• _EXERCISE DETAILS_: Copy the data below exactly, omitting any picture it contains.

++++

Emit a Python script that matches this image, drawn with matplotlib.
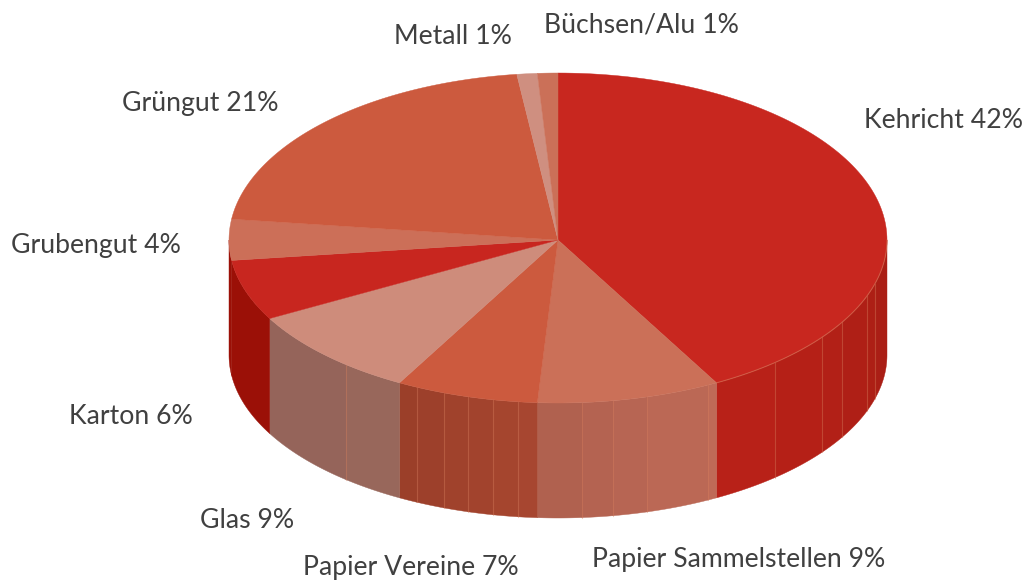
import matplotlib
matplotlib.use('Agg')
import matplotlib.pyplot as plt
import numpy as np

labels = ['Kehricht', 'Papier Sammelstellen', 'Papier Vereine', 'Glas', 'Karton',
          'Grubengut', 'Grüngut', 'Metall', 'Büchsen/Alu']
values = [42, 9, 7, 9, 6, 4, 21, 1, 1]

top_colors = ['#C8271F', '#CB7058', '#CC5A3E', '#CE8C7B', '#C8261F',
              '#CC6F58', '#CC5A3E', '#CF8F80', '#CB7058']
# side colour at the start and the end of the visible part of each slice (clockwise)
side_start = ['#A81E14', '#BF6A57', '#A84730', '#99685B', '#960F07',
              '#960F07', '#9A3A24', '#99685B', '#BF6A57']
side_end = ['#BA2119', '#AE604E', '#9A3E29', '#93625A', '#A01208',
            '#A01208', '#9A3A24', '#99685B', '#BF6A57']

# label centres in pixels
label_pos = [(943, 121), (739, 559), (411, 567), (247, 520), (131, 416),
             (96, 246), (200, 103), (453, 36), (641, 25)]

# facet edges seen on the rim, in pixels
facet_x = [775, 822, 842, 867, 875, 708, 647, 613, 582, 518, 493, 468, 444, 417, 346]

cx, cy = 558, 240
rx = 329
ry_back, ry_front = 167, 163
depth = 115

plt.rcParams['font.family'] = ['Lato', 'DejaVu Sans']

fig = plt.figure(figsize=(10.29, 5.88), dpi=100)
ax = fig.add_axes([0, 0, 1, 1])
ax.set_xlim(0, 1029)
ax.set_ylim(588, 0)
ax.axis('off')


def rim(t):
    """t in degrees, clockwise from the top of the ellipse."""
    t = np.radians(t)
    c = np.cos(t)
    return cx + rx * np.sin(t), cy - np.where(c > 0, ry_back, ry_front) * c


def angle_from_x(x):
    return 180 - np.degrees(np.arcsin((x - cx) / rx))


def blend(c1, c2, f):
    a = np.array(matplotlib.colors.to_rgb(c1))
    b = np.array(matplotlib.colors.to_rgb(c2))
    return a + (b - a) * f


edges = np.concatenate([[0], np.cumsum(values)]) / sum(values) * 360
facets = sorted(angle_from_x(x) for x in facet_x)

# rim first, only the part facing the viewer
for i in range(len(values)):
    t0, t1 = max(edges[i], 90), min(edges[i + 1], 270)
    if t1 <= t0:
        continue
    cuts = [t0] + [f for f in facets if t0 < f < t1] + [t1]
    for a, b in zip(cuts[:-1], cuts[1:]):
        tt = np.linspace(a, b, 40)
        x, y = rim(tt)
        xs = np.concatenate([x, x[::-1]])
        ys = np.concatenate([y, y[::-1] + depth])
        frac = ((a + b) / 2 - t0) / (t1 - t0)
        col = blend(side_start[i], side_end[i], frac)
        ax.fill(xs, ys, color=col, lw=0.3, zorder=2)
        if a != t0:
            ax.plot([x[0], x[0]], [y[0], y[0] + depth], color='#D8805F',
                    lw=0.8, alpha=0.4, zorder=3)

# top face
for i in range(len(values)):
    tt = np.linspace(edges[i], edges[i + 1], 120)
    x, y = rim(tt)
    ax.fill(np.concatenate([[cx], x]), np.concatenate([[cy], y]),
            color=top_colors[i], lw=0.3, zorder=4)

# thin light edge where the top meets the red rim
tt = np.linspace(90, edges[1], 120)
x, y = rim(tt)
ax.plot(x, y, color='#D8805F', lw=0.8, alpha=0.5, zorder=4.5)

for name, val, (lx, ly) in zip(labels, values, label_pos):
    ax.text(lx, ly, f'{name} {val}%', ha='center', va='center',
            fontsize=19.2, color='#404040', zorder=5)

fig.savefig('out.png', dpi=100)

++++

• _RIGHT ANSWER_:
Emit a Python script that matches this image, drawn with matplotlib.
import matplotlib
matplotlib.use('Agg')
import matplotlib.pyplot as plt
import numpy as np

labels = ['Kehricht', 'Papier Sammelstellen', 'Papier Vereine', 'Glas', 'Karton',
          'Grubengut', 'Grüngut', 'Metall', 'Büchsen/Alu']
values = [42, 9, 7, 9, 6, 4, 21, 1, 1]

top_colors = ['#C8271F', '#CB7058', '#CC5A3E', '#CE8C7B', '#C8261F',
              '#CC6F58', '#CC5A3E', '#CF8F80', '#CB7058']
# side colour at the start and the end of the visible part of each slice (clockwise)
side_start = ['#A81E14', '#BF6A57', '#A84730', '#99685B', '#960F07',
              '#960F07', '#9A3A24', '#99685B', '#BF6A57']
side_end = ['#BA2119', '#AE604E', '#9A3E29', '#93625A', '#A01208',
            '#A01208', '#9A3A24', '#99685B', '#BF6A57']

# label centres in pixels
label_pos = [(943, 121), (739, 559), (411, 567), (247, 520), (131, 416),
             (96, 246), (200, 103), (453, 36), (641, 25)]

# facet edges seen on the rim, in pixels
facet_x = [775, 822, 842, 867, 875, 708, 647, 613, 582, 518, 493, 468, 444, 417, 346]

cx, cy = 558, 240
rx = 329
ry_back, ry_front = 167, 163
depth = 115

plt.rcParams['font.family'] = ['Lato', 'DejaVu Sans']

fig = plt.figure(figsize=(10.29, 5.88), dpi=100)
ax = fig.add_axes([0, 0, 1, 1])
ax.set_xlim(0, 1029)
ax.set_ylim(588, 0)
ax.axis('off')


def rim(t):
    """t in degrees, clockwise from the top of the ellipse."""
    t = np.radians(t)
    c = np.cos(t)
    return cx + rx * np.sin(t), cy - np.where(c > 0, ry_back, ry_front) * c


def angle_from_x(x):
    return 180 - np.degrees(np.arcsin((x - cx) / rx))


def blend(c1, c2, f):
    a = np.array(matplotlib.colors.to_rgb(c1))
    b = np.array(matplotlib.colors.to_rgb(c2))
    return a + (b - a) * f


edges = np.concatenate([[0], np.cumsum(values)]) / sum(values) * 360
facets = sorted(angle_from_x(x) for x in facet_x)

# rim first, only the part facing the viewer
for i in range(len(values)):
    t0, t1 = max(edges[i], 90), min(edges[i + 1], 270)
    if t1 <= t0:
        continue
    cuts = [t0] + [f for f in facets if t0 < f < t1] + [t1]
    for a, b in zip(cuts[:-1], cuts[1:]):
        tt = np.linspace(a, b, 40)
        x, y = rim(tt)
        xs = np.concatenate([x, x[::-1]])
        ys = np.concatenate([y, y[::-1] + depth])
        frac = ((a + b) / 2 - t0) / (t1 - t0)
        col = blend(side_start[i], side_end[i], frac)
        ax.fill(xs, ys, color=col, lw=0.3, zorder=2)
        if a != t0:
            ax.plot([x[0], x[0]], [y[0], y[0] + depth], color='#D8805F',
                    lw=0.8, alpha=0.4, zorder=3)

# top face
for i in range(len(values)):
    tt = np.linspace(edges[i], edges[i + 1], 120)
    x, y = rim(tt)
    ax.fill(np.concatenate([[cx], x]), np.concatenate([[cy], y]),
            color=top_colors[i], lw=0.3, zorder=4)

# thin light edge where the top meets the red rim
tt = np.linspace(90, edges[1], 120)
x, y = rim(tt)
ax.plot(x, y, color='#D8805F', lw=0.8, alpha=0.5, zorder=4.5)

for name, val, (lx, ly) in zip(labels, values, label_pos):
    ax.text(lx, ly, f'{name} {val}%', ha='center', va='center',
            fontsize=19.2, color='#404040', zorder=5)

fig.savefig('out.png', dpi=100)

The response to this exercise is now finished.